To understand what these core metacognitive ideas might look like, it’s helpful to consider how we teach human intelligence. In schools, we don’t just teach facts; we also help students develop ways of thinking that they can use across many different subjects. For instance, Bloom’s revised taxonomy outlines levels of thinking, from simply remembering and understanding, all the way up to analyzing, evaluating, and creating. Similarly, Sternberg’s theory of successful intelligence combines analytical, creative, and practical abilities. Within each of these categories, there are simpler thought patterns. For example, smaller cognitive actions like “compare and contrast,” “change the level of abstraction,” or “find an analogy” play an important role in analytical and creative thinking.
The exact position of these thought patterns in a taxonomy is less important than making sure learners acquire these modes of thinking and can combine them in adaptable ways.
As an example, one primitive that is central to creative thinking is associative thinking — connecting two distant or unrelated concepts. In a study last year, we showed that by simply asking an LLM to incorporate a random concept, we could measurably increase the originality of its outputs across tasks like product design, storytelling, and marketing.

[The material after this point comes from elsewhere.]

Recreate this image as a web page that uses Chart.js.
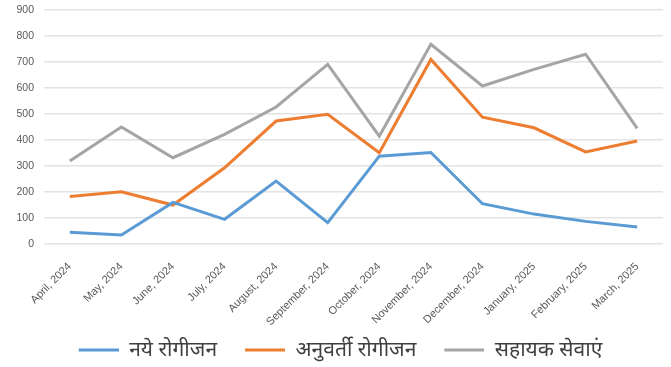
<!DOCTYPE html>
<html><head><meta charset="utf-8">
<script src="https://cdn.jsdelivr.net/npm/chart.js@4/dist/chart.umd.min.js"></script>
<style>html,body{margin:0;padding:0;background:#fff}#wrap{width:671px;height:367px;position:relative}</style>
</head><body><div id="wrap"><canvas id="c"></canvas></div>
<script>
const categories = ["April, 2024","May, 2024","June, 2024","July, 2024","August, 2024","September, 2024","October, 2024","November, 2024","December, 2024","January, 2025","February, 2025","March, 2025"];
const newPatients = [45, 35, 160, 95, 242, 82, 338, 352, 155, 115, 87, 65];
const followUp = [183, 201, 150, 293, 473, 499, 351, 710, 488, 447, 354, 396];
const supportServices = [319, 450, 332, 422, 527, 691, 415, 768, 608, 672, 730, 445];
const seriesNames = ["नये रोगीजन", "अनुवर्ती रोगीजन", "सहायक सेवाएं"];
const yTicks = [0,100,200,300,400,500,600,700,800,900];

const colors = ["#5B9BD5", "#ED7D31", "#A5A5A5"];
const mk = (i, d) => ({label: seriesNames[i], data: d, borderColor: colors[i], backgroundColor: colors[i], borderWidth: 3, pointRadius: 0, tension: 0});

const LEAD = 18, LINE_W = 40;
function marker(color) {
  const c = document.createElement('canvas');
  c.width = LEAD + LINE_W; c.height = 4;
  const g = c.getContext('2d');
  g.fillStyle = color; g.fillRect(LEAD, 0.5, LINE_W, 3);
  return c;
}

new Chart(document.getElementById('c'), {
  type: 'line',
  data: {labels: categories, datasets: [mk(0,newPatients), mk(1,followUp), mk(2,supportServices)]},
  options: {
    responsive: true, maintainAspectRatio: false, animation: false,
    layout: {padding: {top: -2, right: 8, left: 0, bottom: -3.5}},
    plugins: {
      tooltip: {enabled: false},
      legend: {
        position: 'bottom',
        labels: {
          usePointStyle: true, pointStyleWidth: LEAD + LINE_W, boxHeight: 3, padding: 10,
          color: '#404040',
          font: {family: "'Noto Sans', sans-serif", size: 21},
          generateLabels: (chart) => Chart.defaults.plugins.legend.labels.generateLabels(chart).map((it, i) => Object.assign(it, {lineWidth: 0, pointStyle: marker(colors[i])}))
        }
      }
    },
    scales: {
      x: {
        offset: true,
        grid: {display: false}, border: {display: false},
        ticks: {maxRotation: 45, minRotation: 45, color: '#595959', font: {family: "'Liberation Sans', sans-serif", size: 11}, padding: 8},
        afterFit: (s) => { s.height = 85.5; }
      },
      y: {
        min: 0, max: 900,
        afterBuildTicks: (s) => { s.ticks = yTicks.map(v => ({value: v})); },
        grid: {color: '#e3e3e3', lineWidth: 1.5, drawTicks: false},
        border: {display: false},
        ticks: {color: '#595959', font: {family: "'Liberation Sans', sans-serif", size: 10.5, lineHeight: 0.01}, padding: 10},
        afterFit: (s) => { s.width = 44; }
      }
    }
  }
});
</script></body></html>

In other words, by turning on a single primitive, we can actually change the kinds of ideas the model explores and make it more creative. We can make a similar argument for compare–contrast as a primitive that works across different subjects: by looking at important aspects and finding “surprising similarities or differences,” we might get better, more reasoned responses. As we standardize these kinds of primitives, we can combine them within higher-order strategies to achieve reasoning that is both more reliable and easier to understand.
In summary, giving today’s AI systems a metacognitive-primitives layer—positioned between the knowledge base and the Executive Strategy Layer—might provide a practical way to achieve stronger reasoning. The knowledge layer provides the content; the primitives layer supplies the cognitive moves; and the executive layer plans, sequences, and monitors those moves. This three-part structure mirrors how human expertise develops: it’s not just about knowing more, or only planning better, but about having the right units of thought to analyze, evaluate, and create across various situations. If we give LLMs explicit access to these units, we can expect improvements in their ability to generalize, self-correct, be creative, and be more transparent, moving them from simply predicting text toward truly adaptive intelligence.